KESKİN NİŞANCILARIN ROLÜNE DİKKAT ÇEKİLDİ
Sancar, söz konusu uygulamaların "her türlü ihtiyaçtan yoksun bırakan kolektif cezalandırma" uygulaması olduğunu söyledi. Devletin ağır silahlarla evlere ve yerleşim yerlerine saldırı düzenlendiğinin kaydeden Sancar, keskin nişancı uygulamasının da bir savaş uygulaması olduğunu vurgularken, Yugoslavya ve Suriye pratiklerine dikkat çekti, "Boşkanlara yönelik yapılan soykırımda da keskin nişancılar rol oynadılar" dedi.
'HİZBULLAH, JİTEM, GLADYO ARTIKLARI GÖREVDE!'
Sancar, Nusaybin örneğine de değinerek, keskin nişancıların tek kurşunla insanları katlettiğini belirtti. Sancar, "Hükümet bu konuda verilen her türlü soru ve araştırma önergelerini reddediyor" diye konuştu. Sancar, yine yaşadığı örneklerden hareketle bölgedeki güvenlik gücü adı altında görevlendirilen güçlerin karanlık olduğunu ve kim olduklarının bilinmediğini belirterek, "Eski Hizbullah, JİTEM, gladyo artıkları veya bizzat onların öncüleri bölgede görev yapıyorlar" diye konuştu.
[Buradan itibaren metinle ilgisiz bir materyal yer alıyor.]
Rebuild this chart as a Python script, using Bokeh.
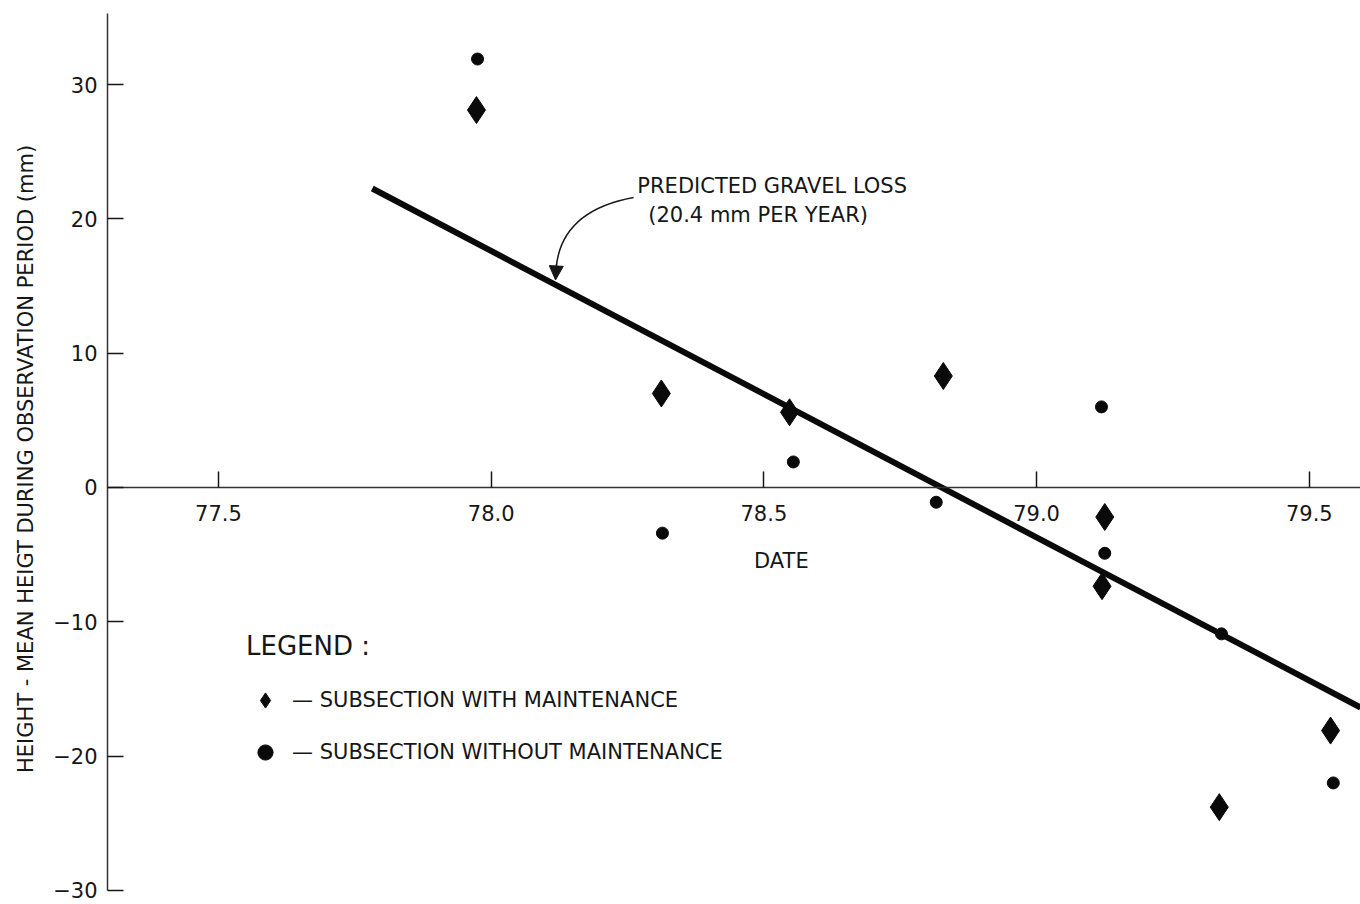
from bokeh.plotting import figure
from bokeh.models import (Range1d, FixedTicker, PrintfTickFormatter, Legend, LegendItem,
                          Label, Arrow, NormalHead)
from bokeh.embed import file_html
from bokeh.resources import INLINE

# ---- data ----
date_with = [77.973, 78.312, 78.547, 78.829, 79.125, 79.120, 79.335, 79.539]
height_with = [28.1, 7.0, 5.6, 8.3, -2.2, -7.35, -23.8, -18.1]

date_without = [77.975, 78.314, 78.554, 78.816, 79.119, 79.125, 79.339, 79.544]
height_without = [31.9, -3.4, 1.9, -1.1, 6.0, -4.9, -10.9, -22.0]

fit_date = [77.782, 79.594]
fit_height = [22.26, -16.38]

x_ticks = [77.5, 78.0, 78.5, 79.0, 79.5]
y_ticks = [-30, -20, -10, 0, 10, 20, 30]

FONT = "DejaVu Sans"
INK = "#161616"

p = figure(width=1360, height=904,
           x_range=Range1d(77.2965, 79.5939), y_range=Range1d(-31.05, 35.29),
           output_backend="svg", toolbar_location=None,
           min_border_left=107, min_border_right=0, min_border_top=13, min_border_bottom=0)
p.outline_line_color = None
p.xgrid.visible = False
p.ygrid.visible = False
p.background_fill_color = "white"
p.border_fill_color = "white"

# x axis drawn at y = 0
xa = p.xaxis[0]
xa.fixed_location = 0
xa.ticker = FixedTicker(ticks=x_ticks)
xa.formatter = PrintfTickFormatter(format="%.1f")
xa.minor_tick_line_color = None
xa.major_tick_in = 16
xa.major_tick_out = 0
xa.major_tick_line_color = INK
xa.major_tick_line_width = 1.5
xa.axis_line_color = "#333333"
xa.axis_line_width = 1.5
xa.major_label_standoff = 18
xa.major_label_text_font = FONT
xa.major_label_text_font_size = "21px"
xa.major_label_text_color = INK

ya = p.yaxis[0]
ya.ticker = FixedTicker(ticks=y_ticks)
ya.bounds = (-30, 35.29)
ya.minor_tick_line_color = None
ya.major_tick_in = 16
ya.major_tick_out = 0
ya.major_tick_line_color = INK
ya.major_tick_line_width = 1.5
ya.axis_line_color = "#333333"
ya.axis_line_width = 1.5
ya.major_label_standoff = 10
ya.major_label_text_font = FONT
ya.major_label_text_font_size = "21px"
ya.major_label_text_color = INK
ya.axis_label = "HEIGHT - MEAN HEIGT DURING OBSERVATION PERIOD (mm)"
ya.axis_label_text_font = FONT
ya.axis_label_text_font_size = "21px"
ya.axis_label_text_font_style = "normal"
ya.axis_label_text_color = INK
ya.axis_label_standoff = 12

# x axis title
p.add_layout(Label(x=78.532, y=-5.45, text="DATE", text_font=FONT, text_font_size="21px",
                   text_color=INK, text_align="center", text_baseline="middle"))

# regression line
p.line(fit_date, fit_height, line_width=6, line_color="#0a0a0a")

# data points
r_with = p.scatter(date_with, height_with, marker="diamond", size=27,
                   fill_color="#0a0a0a", line_color="#0a0a0a")
r_without = p.scatter(date_without, height_without, marker="circle", size=12,
                      fill_color="#0a0a0a", line_color="#0a0a0a")

# annotation with curved leader
p.quadratic(x0=[78.261], y0=[21.59], x1=[78.119], y1=[16.3], cx=[78.128], cy=[20.6],
            line_color=INK, line_width=1.5)
p.add_layout(Arrow(end=NormalHead(size=14, fill_color=INK, line_color=INK),
                   x_start=78.1195, y_start=16.6, x_end=78.118, y_end=15.45,
                   line_color=INK, line_width=1.5))
p.add_layout(Label(x=78.268, y=22.41, text="PREDICTED GRAVEL LOSS",
                   text_font=FONT, text_font_size="21px", text_color=INK,
                   text_baseline="middle", text_align="left"))
p.add_layout(Label(x=78.288, y=20.25, text="(20.4 mm PER YEAR)",
                   text_font=FONT, text_font_size="21px", text_color=INK,
                   text_baseline="middle", text_align="left"))

# legend
legend = Legend(items=[LegendItem(label="— SUBSECTION WITH MAINTENANCE", renderers=[r_with]),
                       LegendItem(label="— SUBSECTION WITHOUT MAINTENANCE", renderers=[r_without])],
                location=(139, 133), orientation="vertical",
                title="LEGEND :", title_text_font=FONT, title_text_font_size="26px",
                title_text_font_style="normal", title_text_color=INK, title_standoff=20,
                label_text_font=FONT, label_text_font_size="21px", label_text_color=INK,
                glyph_width=38, glyph_height=38, label_standoff=8, spacing=14,
                padding=0, margin=0, border_line_color=None, background_fill_alpha=0)
p.add_layout(legend, "center")

open("out.html", "w").write(file_html(p, INLINE))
'SAVAŞ UNSURLARI BATIYA DA KAYDIRILACAK!'
Sancar, Musa Çitil'in '90'lı yıllardaki failli meçhullerden yargılandığını, daha sonra beraat ettirilerek rütbesinin büyütülüp yeniden bölgeye gönderildiğini hatırlattı. Sancar, "Hükümet korkunç suçlarla anılan bu kişileri yeniden görevlendiriyor" derken, Kürdistan'da "sorumsuz, sınırsız bir savaş ortamı yaratıldığını" söyledi. Sancar, "Şu anda Kürt illeri laboratuar olarak kullanılıyor, yarın öbür gün batıda herhangi bir bölgede de bunlar kullanabilir" uyarısında bulundu.